Giacomo Francesco Cipper, detto il Todeschini

Giacomo Francesco Cipper (Feldkirch 1664 - Milan 1736)

Giovane allevatore d’anatre
Giovane allevatore d’anatre

Born at Feldkirch, in Austria, in 1664, Cipper moved to Milan as a young man, settling there permanently in 1696. In 1693, he is thought to have contributed, with Giovanni Battista Colomba, to the decoration of the Czerniakòw Church near Warsaw. After his brief stay in Poland he returned to Italy, turning his hand to still life, a genre of which he became a leading exponent in northern Italy towards the end of the 17th century. He was a fairly prolific painter, also producing lively indoor scenes of the common people with gamblers, tricksters and drunkards and outdoor scenes of brawls and beggars, as well as single figures and animals surrounded by plants.

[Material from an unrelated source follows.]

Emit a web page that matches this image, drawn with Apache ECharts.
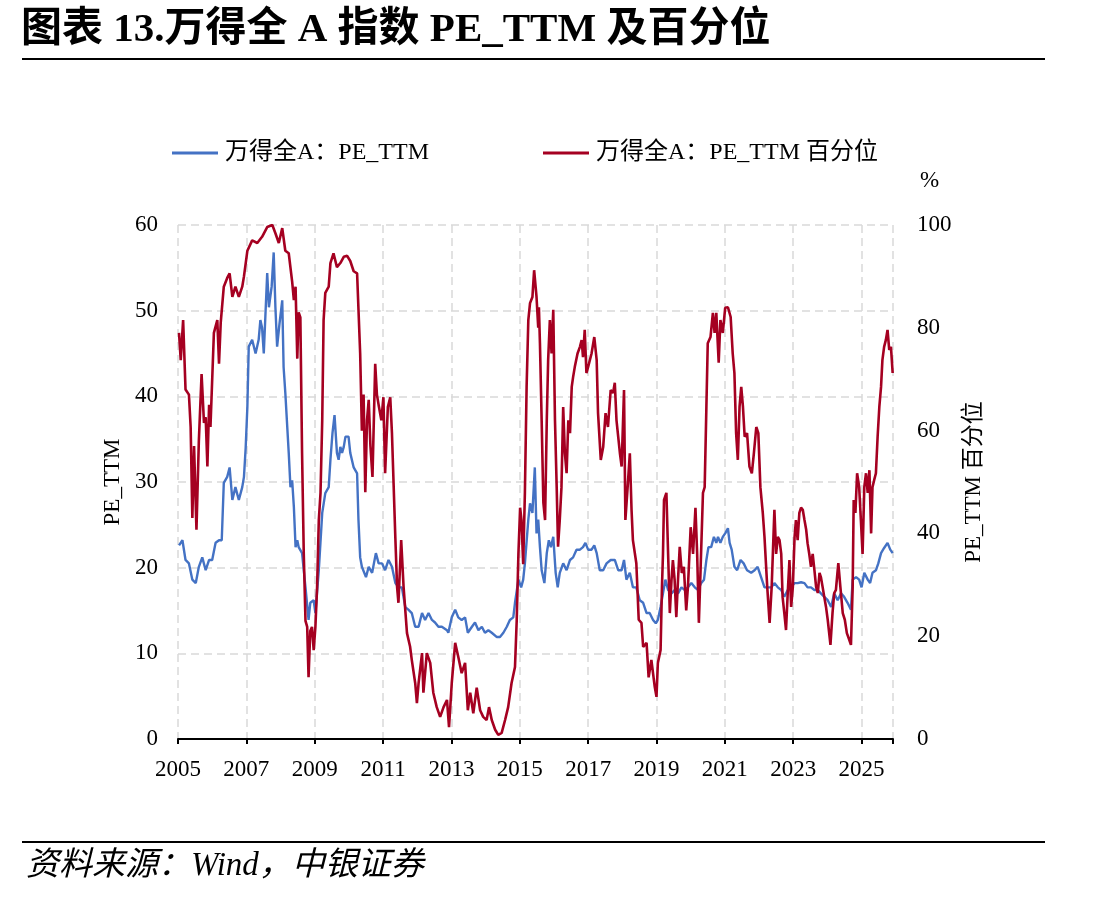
<!DOCTYPE html>
<html>
<head>
<meta charset="utf-8">
<script src="https://cdn.jsdelivr.net/npm/echarts@6/dist/echarts.min.js"></script>
<style>
html,body{margin:0;padding:0;background:#fff;}
#c{width:1104px;height:900px;}
</style>
</head>
<body>
<div id="c"></div>
<script>
// ---- data (decimal year, value) ----
const peYears = [2005.03,2005.13,2005.22,2005.32,2005.42,2005.52,2005.61,2005.71,2005.81,2005.91,2006.00,2006.10,2006.20,2006.28,2006.34,2006.44,2006.51,2006.59,2006.68,2006.78,2006.88,2006.93,2006.98,2007.03,2007.07,2007.17,2007.27,2007.36,2007.41,2007.46,2007.51,2007.61,2007.66,2007.74,2007.80,2007.85,2007.90,2007.97,2008.05,2008.09,2008.14,2008.24,2008.29,2008.34,2008.39,2008.44,2008.49,2008.53,2008.63,2008.73,2008.82,2008.87,2008.97,2009.02,2009.12,2009.22,2009.31,2009.41,2009.46,2009.52,2009.58,2009.65,2009.70,2009.75,2009.80,2009.85,2009.90,2009.99,2010.04,2010.14,2010.24,2010.28,2010.33,2010.38,2010.50,2010.58,2010.68,2010.79,2010.87,2010.97,2011.06,2011.16,2011.26,2011.36,2011.45,2011.55,2011.65,2011.74,2011.84,2011.94,2012.04,2012.14,2012.23,2012.33,2012.43,2012.52,2012.62,2012.72,2012.87,2012.91,2013.01,2013.11,2013.20,2013.30,2013.40,2013.48,2013.60,2013.69,2013.79,2013.89,2013.98,2014.08,2014.18,2014.33,2014.42,2014.52,2014.62,2014.71,2014.81,2014.86,2014.96,2015.04,2015.10,2015.15,2015.25,2015.30,2015.37,2015.44,2015.49,2015.54,2015.59,2015.64,2015.72,2015.79,2015.85,2015.91,2015.98,2016.05,2016.11,2016.17,2016.27,2016.37,2016.47,2016.56,2016.66,2016.76,2016.85,2016.92,2017.00,2017.10,2017.18,2017.25,2017.34,2017.44,2017.54,2017.66,2017.78,2017.88,2017.98,2018.05,2018.12,2018.22,2018.31,2018.41,2018.51,2018.61,2018.71,2018.80,2018.90,2018.98,2019.04,2019.12,2019.19,2019.26,2019.34,2019.44,2019.53,2019.63,2019.73,2019.82,2019.92,2020.02,2020.12,2020.21,2020.31,2020.39,2020.46,2020.52,2020.60,2020.68,2020.75,2020.80,2020.87,2020.94,2021.01,2021.09,2021.14,2021.20,2021.28,2021.36,2021.46,2021.55,2021.65,2021.77,2021.87,2021.96,2022.06,2022.16,2022.26,2022.36,2022.45,2022.55,2022.65,2022.74,2022.84,2022.94,2023.04,2023.13,2023.23,2023.33,2023.42,2023.52,2023.62,2023.72,2023.81,2023.91,2024.01,2024.11,2024.20,2024.30,2024.40,2024.49,2024.59,2024.69,2024.74,2024.84,2024.93,2025.00,2025.08,2025.18,2025.25,2025.32,2025.42,2025.49,2025.57,2025.66,2025.76,2025.84,2025.91];
const peValues = [22.6,23.2,20.9,20.5,18.6,18.2,20.1,21.2,19.7,20.9,20.9,22.9,23.2,23.2,29.9,30.6,31.7,27.9,29.4,27.9,29.4,30.6,34,38.8,45.8,46.6,45,46.6,48.9,48,45,54.4,50.4,52.8,56.8,50.4,45.8,48.5,51.2,43.4,40.4,33.4,29.4,30.2,27.1,22.4,23.2,22.4,21.7,17.7,13.9,15.9,16.2,14.7,19.7,26.4,28.7,29.4,32.6,35.7,37.8,33.4,32.6,34.1,33.4,34.1,35.3,35.3,33.4,31.7,31,25.6,21.2,20.1,18.9,20.1,19.4,21.7,20.5,20.5,19.7,20.9,20.1,18.2,17.7,17.7,15.4,15.1,14.7,13.1,13.1,14.7,13.9,14.7,13.9,13.6,13.1,13.1,12.7,12.4,14.2,15.1,14.2,13.9,14.2,12.4,13.1,13.6,12.7,13.1,12.4,12.7,12.4,11.9,11.9,12.4,13.1,13.9,14.2,15.9,18.6,17.7,18.6,20.5,25.6,27.5,26.4,31.7,24,25.6,22.4,19.7,18.2,21.7,23.2,22.4,23.6,19.4,17.7,19.4,20.5,19.7,20.9,21.2,22.1,22.1,22.4,22.9,22.1,22.1,22.6,21.7,19.7,19.7,20.5,20.9,20.9,19.7,19.7,20.9,18.6,19.4,17.7,17.7,16.2,15.9,14.7,14.7,13.9,13.5,13.9,15.4,17,18.6,17.4,17,17.4,17,17.7,17.4,17.7,18.2,17.7,17.4,18.2,18.6,20.9,22.4,22.4,23.6,22.9,23.6,22.9,23.6,24,24.6,22.9,22.1,20.1,19.7,20.9,20.5,19.7,19.4,19.7,20.1,18.9,17.7,17.7,17.7,18.2,17.7,17.4,16.6,17.4,17.7,18.2,18.2,18.3,18.2,17.7,17.7,17.4,17.4,17,16.6,16.2,15.4,17,16.2,17,16.6,15.9,15.1,18.6,18.9,18.6,17.7,19.4,18.6,18.2,19.4,19.7,20.5,21.7,22.3,22.9,22.1,21.7];

const pctYears = [2005.03,2005.08,2005.15,2005.22,2005.32,2005.37,2005.42,2005.47,2005.54,2005.61,2005.69,2005.76,2005.81,2005.86,2005.91,2005.95,2006.05,2006.15,2006.20,2006.25,2006.34,2006.44,2006.51,2006.59,2006.68,2006.78,2006.88,2006.93,2007.03,2007.17,2007.32,2007.46,2007.61,2007.76,2007.85,2007.95,2008.05,2008.14,2008.24,2008.34,2008.39,2008.44,2008.49,2008.53,2008.58,2008.63,2008.68,2008.73,2008.78,2008.82,2008.87,2008.92,2008.97,2009.02,2009.07,2009.12,2009.17,2009.22,2009.26,2009.31,2009.41,2009.46,2009.55,2009.65,2009.75,2009.85,2009.95,2010.04,2010.14,2010.24,2010.33,2010.38,2010.43,2010.48,2010.53,2010.58,2010.63,2010.69,2010.77,2010.82,2010.87,2010.95,2011.01,2011.06,2011.14,2011.21,2011.26,2011.36,2011.41,2011.45,2011.53,2011.60,2011.70,2011.79,2011.84,2011.94,2011.99,2012.04,2012.14,2012.18,2012.28,2012.38,2012.47,2012.57,2012.67,2012.77,2012.87,2012.93,2013.01,2013.11,2013.20,2013.30,2013.40,2013.48,2013.55,2013.64,2013.74,2013.84,2013.93,2014.03,2014.10,2014.18,2014.28,2014.37,2014.47,2014.57,2014.66,2014.76,2014.86,2014.91,2014.96,2015.01,2015.05,2015.10,2015.15,2015.20,2015.25,2015.30,2015.37,2015.42,2015.49,2015.54,2015.56,2015.59,2015.64,2015.69,2015.74,2015.79,2015.83,2015.88,2015.93,2015.98,2016.03,2016.08,2016.12,2016.17,2016.22,2016.27,2016.32,2016.37,2016.42,2016.47,2016.52,2016.56,2016.61,2016.69,2016.76,2016.81,2016.85,2016.90,2016.95,2017.00,2017.10,2017.18,2017.25,2017.29,2017.37,2017.44,2017.51,2017.58,2017.66,2017.73,2017.78,2017.83,2017.93,2017.98,2018.05,2018.09,2018.17,2018.22,2018.27,2018.31,2018.41,2018.48,2018.56,2018.61,2018.71,2018.77,2018.85,2018.95,2019.00,2019.04,2019.12,2019.16,2019.19,2019.22,2019.29,2019.34,2019.39,2019.44,2019.48,2019.53,2019.58,2019.63,2019.68,2019.74,2019.80,2019.87,2019.92,2020.00,2020.07,2020.14,2020.19,2020.24,2020.29,2020.36,2020.41,2020.46,2020.50,2020.58,2020.65,2020.70,2020.75,2020.82,2020.87,2020.94,2021.01,2021.09,2021.17,2021.23,2021.28,2021.33,2021.38,2021.43,2021.48,2021.53,2021.58,2021.65,2021.72,2021.79,2021.85,2021.92,2021.98,2022.04,2022.11,2022.16,2022.24,2022.31,2022.37,2022.45,2022.50,2022.55,2022.60,2022.65,2022.69,2022.74,2022.79,2022.84,2022.89,2022.94,2022.99,2023.04,2023.08,2023.13,2023.18,2023.23,2023.28,2023.33,2023.38,2023.42,2023.47,2023.52,2023.57,2023.62,2023.67,2023.72,2023.77,2023.81,2023.86,2023.91,2023.96,2024.01,2024.09,2024.15,2024.20,2024.25,2024.32,2024.38,2024.45,2024.51,2024.57,2024.64,2024.69,2024.74,2024.77,2024.82,2024.87,2024.93,2024.98,2025.03,2025.08,2025.13,2025.18,2025.23,2025.28,2025.32,2025.37,2025.42,2025.47,2025.52,2025.57,2025.61,2025.66,2025.71,2025.76,2025.81,2025.86,2025.91];
const pctValues = [79,73.7,81.5,68,67,60.7,43,57,40.7,58,71,61.5,62.6,53,65,60.7,79,81.5,73,81,88,89.7,90.6,86,88,86,88,90,95,97,96.5,97.7,99.6,100,98.4,96.5,99.4,95,94.5,89,85.4,88,74,83,82,55.6,36,23,21.8,12,21,21.8,17.3,21.8,29.6,42.6,47.9,62,81.5,86.8,88,92.6,94.5,91.8,92.6,93.8,94,93,91,90.6,75,60,67,48,62,66,57,51,73,67,65,62,66.5,51.7,64.6,66.5,59.5,39,29.6,26.5,38.7,29.6,20.6,18,15.4,10.9,7,10.9,16.7,9,16.7,14.8,9,6.2,4.3,6.2,7.6,2.3,10.9,18.7,16,12.8,14.8,5.6,9,5,10,5.6,4.3,3.7,6.2,3.7,1.8,0.8,1.2,3.7,6.2,10.9,14,23,36,45,42.6,34,48,68.5,81.5,84.8,86,91.2,86,80,84,77,62,46,42.6,62,73.7,81.5,75,83.5,62,49,37.4,42.6,49,64.6,55.6,51.7,62,59.5,68.5,70.4,72.4,75,76.3,77.6,74.3,79.6,71.2,72.4,75,78.2,73.7,63.4,54.3,56.8,63.4,60.7,67.9,67.3,69.3,62,55.6,53,67.9,42.6,50.4,55.6,44.6,38.7,34.2,23.2,22.6,17.9,18.7,12,15.4,10.1,8.2,14.8,17.3,29.6,36,46.5,47.9,36,24.5,31,34.8,31,23.7,31,37.4,32.3,33.5,25,29.6,41.2,36,45,36,22.6,33,47.9,49,64.6,77,78.2,82.9,79,82.9,73.2,81.5,79,83.9,84,82.1,75,71.2,59.5,54.3,64.6,68.5,64.6,58.8,59.5,53,51.7,55.6,60.7,59.5,49,44,39.3,29.6,22.6,29.6,44.6,36,39.3,38.7,36,27.6,24.5,21.2,28.4,34.8,25.7,29.6,39.3,42.6,38.7,44,45,44.6,42.6,40.7,38.1,36,33.5,36,32.9,29.6,28.4,32.3,31.5,29.6,27.6,25.7,23.2,18.3,24.5,28.4,29,34.2,29.6,24.5,23.2,20.6,19.3,18.3,29.6,46.5,44,51.7,49,42.6,36,49,51.7,47.9,52.3,40,49,50.4,51.7,58.8,64.6,68.5,73.7,76.3,77.6,79.6,75.7,76.3,71.2];

const xTickYears = [2005,2007,2009,2011,2013,2015,2017,2019,2021,2023,2025];
const seriesNames = ['万得全A：PE_TTM','万得全A：PE_TTM 百分位'];
const titleText = '图表 13.万得全 A 指数 PE_TTM 及百分位';
const sourceText = '资料来源：Wind，中银证券';

const BASE = 2005, XEND = 2025.92;
const FONT = "'Liberation Serif','Noto Sans CJK SC',serif";
const toPts = (xs, ys) => xs.map((x, i) => [x - BASE, ys[i]]);
const dash = {color:'#D9D9D9', width:1.5, type:[8,5]};
const LBL = 23;

const chart = echarts.init(document.getElementById('c'), null, {renderer:'canvas'});
chart.setOption({
  animation:false,
  backgroundColor:'#fff',
  textStyle:{fontFamily:FONT},
  title:{text:titleText, left:21, top:10, padding:0,
    textStyle:{fontFamily:FONT, fontSize:41, fontWeight:'bold', color:'#000'}},
  graphic:[
    {type:'line', shape:{x1:22,y1:59,x2:1045,y2:59}, style:{stroke:'#000', lineWidth:2}},
    {type:'line', shape:{x1:22,y1:842,x2:1045,y2:842}, style:{stroke:'#000', lineWidth:2}},
    {type:'text', left:26, top:850, style:{text:sourceText, font:"italic 33px "+FONT, fill:'#000'}},
    {type:'text', left:920, top:169, style:{text:'%', font:"23px "+FONT, fill:'#000'}}
  ],
  legend:[
    {data:[seriesNames[0]], left:172, top:141, padding:0, icon:'rect', itemWidth:46, itemHeight:3,
      textStyle:{fontFamily:FONT, fontSize:24, color:'#000', padding:[0,0,0,2]}},
    {data:[seriesNames[1]], left:543, top:141, padding:0, icon:'rect', itemWidth:46, itemHeight:3,
      textStyle:{fontFamily:FONT, fontSize:24, color:'#000', padding:[0,0,0,2]}}
  ],
  grid:{left:178, right:211, top:225, bottom:161, containLabel:false},
  xAxis:{type:'value', min:0, max:XEND-BASE, interval:2,
    axisLine:{show:true, onZero:false, lineStyle:{color:'#000', width:2}},
    axisTick:{show:true, length:5, lineStyle:{color:'#000', width:2}},
    axisLabel:{fontFamily:FONT, fontSize:LBL, color:'#000', margin:19,
      formatter:v => (Math.abs(v - Math.round(v)) < 1e-6 && Math.round(v) % 2 === 0) ? String(BASE + Math.round(v)) : ''},
    splitLine:{show:true, lineStyle:dash}},
  yAxis:[
    {type:'value', min:0, max:60, interval:10, position:'left',
      name:'PE_TTM', nameLocation:'middle', nameGap:53, nameRotate:90,
      nameTextStyle:{fontFamily:FONT, fontSize:LBL, color:'#000'},
      axisLine:{show:false}, axisTick:{show:false},
      axisLabel:{fontFamily:FONT, fontSize:LBL, color:'#000', margin:20},
      splitLine:{show:true, lineStyle:dash}},
    {type:'value', min:0, max:100, interval:20, position:'right',
      name:'PE_TTM 百分位', nameLocation:'middle', nameGap:64, nameRotate:90,
      nameTextStyle:{fontFamily:FONT, fontSize:LBL, color:'#000'},
      axisLine:{show:false}, axisTick:{show:false},
      axisLabel:{fontFamily:FONT, fontSize:LBL, color:'#000', margin:24},
      splitLine:{show:false}}
  ],
  series:[
    {name:seriesNames[0], type:'line', yAxisIndex:0, showSymbol:false, symbol:'none',
      data:toPts(peYears, peValues), lineStyle:{color:'#4472C4', width:2.4}, itemStyle:{color:'#4472C4'}, z:2},
    {name:seriesNames[1], type:'line', yAxisIndex:1, showSymbol:false, symbol:'none',
      data:toPts(pctYears, pctValues), lineStyle:{color:'#A50021', width:2.6}, itemStyle:{color:'#A50021'}, z:3}
  ]
});
</script>
</body>
</html>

This style is reminiscent of the work of the better-known Giacomo Ceruti and of the Lombard naturalist school of the time: Cipper was often in Ceruti’s company and in the 1720s lived in the same Milan neighbourhood of San Vito al Pasquirolo.
Cipper enjoyed a degree of success among the great aristocratic families of Lombardy and Venetia and his paintings appear in the inventories of the major collections of the early 18th century. His work eventually came to the notice of Viennese and German art dealers and collectors. He died in Milan in the autumn of 1736.